Wednesday, July 09, 2008

Citation du 10 juillet 2008

L'avantage des gens qui n'ont pas le baccalauréat, c'est qu'ils le préparent leur vie durant.

Günter Grass – l’Atelier des métamorphoses

Oui, notre ami Kévin a eu son bac…enfin ! Ce sont surtout ses parents qui sont soulagés ; lui, il va devoir affronter d’autres responsabilités, parce qu’il va travailler pendant ses vacances. Quant au BTS qu’il commencera à préparer à la rentrée nous attendrons celle-ci justement pour recueillir ses impressions.

Ceux qui ont loupé leur bac ruminent leur vie durant cet échec…

Avez-vous remarqué que les gens qui n’ont pas fait d’études (= qui les ont interrompues avant leur terme) traînent toute leur vie cette blessure ? J’entends bien que certains en profitent pour affirmer avec fierté leur réussite « malgré tout », mais la plupart sont comme monsieur Jourdain qui en veut à ses parents de ne pas l’avoir fait étudier.

Quant à ceux qui ont fait des études, leur diplôme, qui ne devrait pas refléter plus que leur niveau lorsqu’ils l’ont obtenu, leur sert durant la vie entière de quartier de noblesse. Souvent même leur position sociale fait appel à lui. Je ne veux pas dire que l’ingénieur va, sa vie durant se pavaner dans son « bac-plus-5 », mais supposez que cet ingénieur sorte de Centrale, des Mines, ou encore de l’X….
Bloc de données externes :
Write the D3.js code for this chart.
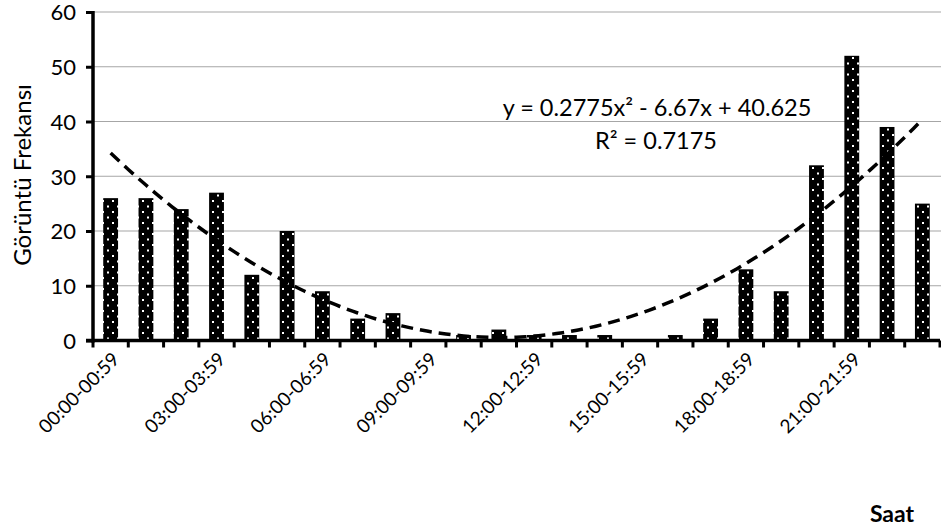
<!DOCTYPE html>
<html lang="tr">
<head>
<meta charset="utf-8">
<title>Görüntü Frekansı</title>
<script src="https://d3js.org/d3.v7.min.js"></script>
<style>
  body { margin: 0; background: #fff; }
  text { font-family: Lato, "Open Sans", sans-serif; fill: #000; }
</style>
</head>
<body>
<svg width="941" height="532"></svg>
<script>

// hours of day, one bar per hour
var hours = ["00:00-00:59","01:00-01:59","02:00-02:59","03:00-03:59","04:00-04:59","05:00-05:59",
             "06:00-06:59","07:00-07:59","08:00-08:59","09:00-09:59","10:00-10:59","11:00-11:59",
             "12:00-12:59","13:00-13:59","14:00-14:59","15:00-15:59","16:00-16:59","17:00-17:59",
             "18:00-18:59","19:00-19:59","20:00-20:59","21:00-21:59","22:00-22:59","23:00-23:59"];
var counts = [26, 26, 24, 27, 12, 20, 9, 4, 5, 0, 1, 2, 1, 1, 1, 0, 1, 4, 13, 9, 32, 52, 39, 25];
var yTicks = [0, 10, 20, 30, 40, 50, 60];
// poly trendline as printed on the chart (x = 1..24)
var trendCoef = [0.2775, -6.67, 40.625];
var trendLabel = "y = 0.2775x² - 6.67x + 40.625";
var r2Label = "R² = 0.7175";

var svg = d3.select("svg"),
    mLeft = 93, mRight = 940, mTop = 12, mBottom = 340.5;

var x = d3.scaleBand()
    .domain(hours)
    .range([mLeft, mRight])
    .paddingInner(0.58)
    .paddingOuter(0.29);

var y = d3.scaleLinear()
    .domain([0, 60])
    .range([mBottom, mTop]);

// dotted fill for the bars
var pat = svg.append("defs").append("pattern")
    .attr("id", "dots")
    .attr("patternUnits", "userSpaceOnUse")
    .attr("width", 10).attr("height", 11);
pat.append("rect").attr("width", 10).attr("height", 11).attr("fill", "#000");
pat.append("rect").attr("x", 2).attr("y", 2).attr("width", 2).attr("height", 2).attr("fill", "#fff");
pat.append("rect").attr("x", 7).attr("y", 7.5).attr("width", 2).attr("height", 2).attr("fill", "#fff");

// gridlines
svg.append("g")
  .selectAll("line")
  .data(yTicks.slice(1))
  .enter().append("line")
    .attr("x1", mLeft).attr("x2", 941)
    .attr("y1", function(d) { return y(d); })
    .attr("y2", function(d) { return y(d); })
    .attr("stroke", "#a6a6a6")
    .attr("stroke-width", 1.2);

// bars
svg.append("g")
  .selectAll("rect")
  .data(counts)
  .enter().append("rect")
    .attr("x", function(d, i) { return x(hours[i]); })
    .attr("y", function(d) { return y(d); })
    .attr("width", x.bandwidth())
    .attr("height", function(d) { return mBottom - y(d); })
    .attr("fill", "url(#dots)");

// trendline
var line = d3.line()
    .x(function(d) { return d[0]; })
    .y(function(d) { return y(d[1]); })
    .curve(d3.curveMonotoneX);
var pts = [];
for (var t = 1; t <= 24; t += 0.25) {
  var v = trendCoef[0] * t * t + trendCoef[1] * t + trendCoef[2];
  var px = x(hours[0]) + x.bandwidth() / 2 + (t - 1) * x.step();
  pts.push([px, v]);
}
svg.append("path")
    .attr("d", line(pts))
    .attr("fill", "none")
    .attr("stroke", "#000")
    .attr("stroke-width", 3.5)
    .attr("stroke-dasharray", "12,7");

// y axis
var yAxis = svg.append("g")
    .attr("transform", "translate(" + mLeft + ",0)")
    .call(d3.axisLeft(y).tickValues(yTicks).tickSize(7).tickPadding(10));
yAxis.select(".domain").attr("stroke-width", 3.5).attr("d", "M0," + (mBottom + 2) + "V" + (mTop - 1));
yAxis.selectAll(".tick line").attr("stroke-width", 3);
yAxis.selectAll(".tick text")
    .style("font-size", "22px")
    .style("font-family", "Lato, sans-serif")
    .attr("dy", "0.36em");

// x axis, ticks at category boundaries
var xg = svg.append("g");
xg.append("line")
    .attr("x1", mLeft - 7).attr("x2", mRight)
    .attr("y1", mBottom).attr("y2", mBottom)
    .attr("stroke", "#000").attr("stroke-width", 3.5);
xg.selectAll("line.tk")
  .data(d3.range(hours.length + 1))
  .enter().append("line")
    .attr("class", "tk")
    .attr("x1", function(i) { return mLeft + i * x.step(); })
    .attr("x2", function(i) { return mLeft + i * x.step(); })
    .attr("y1", mBottom).attr("y2", mBottom + 7)
    .attr("stroke", "#000").attr("stroke-width", 3);
xg.selectAll("text")
  .data(hours.filter(function(d, i) { return i % 3 === 0; }))
  .enter().append("text")
    .attr("transform", function(d) {
      var cx = x(d) + x.bandwidth() / 2 + 10;
      return "translate(" + cx + "," + (mBottom + 20) + ") rotate(-45)";
    })
    .attr("text-anchor", "end")
    .style("font-size", "19px")
    .text(function(d) { return d; });

// titles
svg.append("text")
    .attr("transform", "translate(31,175) rotate(-90)")
    .attr("text-anchor", "middle")
    .style("font-size", "24px")
    .text("Görüntü Frekansı");

svg.append("text")
    .attr("x", 892).attr("y", 522)
    .attr("text-anchor", "middle")
    .style("font-size", "23px")
    .style("font-weight", "bold")
    .text("Saat");

// trendline label
svg.append("text")
    .attr("x", 657).attr("y", 116)
    .attr("text-anchor", "middle")
    .style("font-size", "23.5px")
    .text(trendLabel);
svg.append("text")
    .attr("x", 656).attr("y", 149)
    .attr("text-anchor", "middle")
    .style("font-size", "23.5px")
    .text(r2Label);

</script>
</body>
</html>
Mais prenez un exemple plus frappant : les professeurs qui sont répartis en « vacataires », « professeurs des écoles », « certifiés », « agrégés » (1). Ces différents statuts là encore ne reflètent en principe qu’un niveau d’études (voire même simplement un type d’études) à un moment donné de la vie de ces gens ; niveau d’études, et même pas de compétence professionnelle, qui ne se révèlera qu’après quelques années d’exercice. Hé bien leur vie professionnelle durant, les agrégés peuvent afficher avec fierté leur qualité d’agrégés (= mépriser les autres), on les y invite même. J’ai connu un lycée parisien (2) où il y avait deux salles des profs : l’une réservée aux agrégés, l’autre ouverte aux autres.

Et je ne parle pas des anciens de l’ENS (Ulm évidemment).

Pour me résumer : ce que nous avons réussi à être dans notre jeunesse nous détermine la vie durant, quand bien même nous serions amenés à changer beaucoup plus après qu’avant.

– Que n’ai-je étudié plus tôt, disait monsieur Jourdain. – Hé bien, étudie donc !

(1) Jusqu’à maintenant, la fonction de professeur est celle où, moins on assume d’heures de cours, et mieux on est payé. Va falloir que ça change !

(2) C’était Janson de Sailly. Je parle à l’imparfait parce que je crois que tout cela a disparu…dans les faits mais peut-être pas dans les têtes.

2 comments:

Djabx said...

Je vous propose une expérience que je trouve intéressante.
Faite les petites annonces pour un appart, une maison, un boulot, discuter avec un coiffeur, demandé un prêt à un banquier, les magasins pour un costume (c'est pas le costume, c'est surtout le temps à parler qui est important) etc. (presque n'importe quoi qui permette de parler avec un interlocuteur pendant assez de temps).

Au cours de la discutions avec votre interlocuteur, il devrai vous demandez ce que vous faites dans la vie: ni une ni deux dites un truc genre "ingénieur en informatique" (ce qui est mon cas perso) (je pense que ça marche aussi avec acteur, politicien etc) et regardez leurs réactions.

Je suis toujours étonné du regard que les gens vous portent après ça; comme si vous étiez à part, venu d'un autre monde.
En ce qui me concerne, je n'aie pas l'impression d'être un nanti, même si je ne me plain pas de mon sort, ni d'être beaucoup plus intelligent que ma coiffeuse par exemple.

Tout ça pour dire que je suis bien d'accord avec vous sur le fait qu'on porte sur nous le chemin de nos études, mais que notre environnement nous aide aussi beaucoup à cela...

Jean-Pierre Hamel said...

Je suis toujours étonné du regard que les gens vous portent après ça; comme si vous étiez à part, venu d'un autre monde.

Pour ma part je ne dis jamais à un inconnu que je suis prof de philo. Surtout pas. Parce qu’aussitôt un mur de glace tombe entre lui et moi, à moins que ce ne soit une réaction affective – bonne ou mauvaise – qui surgit hors de situation.
Quand on me demandait quel est ma profession (avant que je ne sois retraité), je répondais obstinément : « Enseignant ». Point final.
Réconforté de savoir que cette situation existe aussi pour les ingénieurs.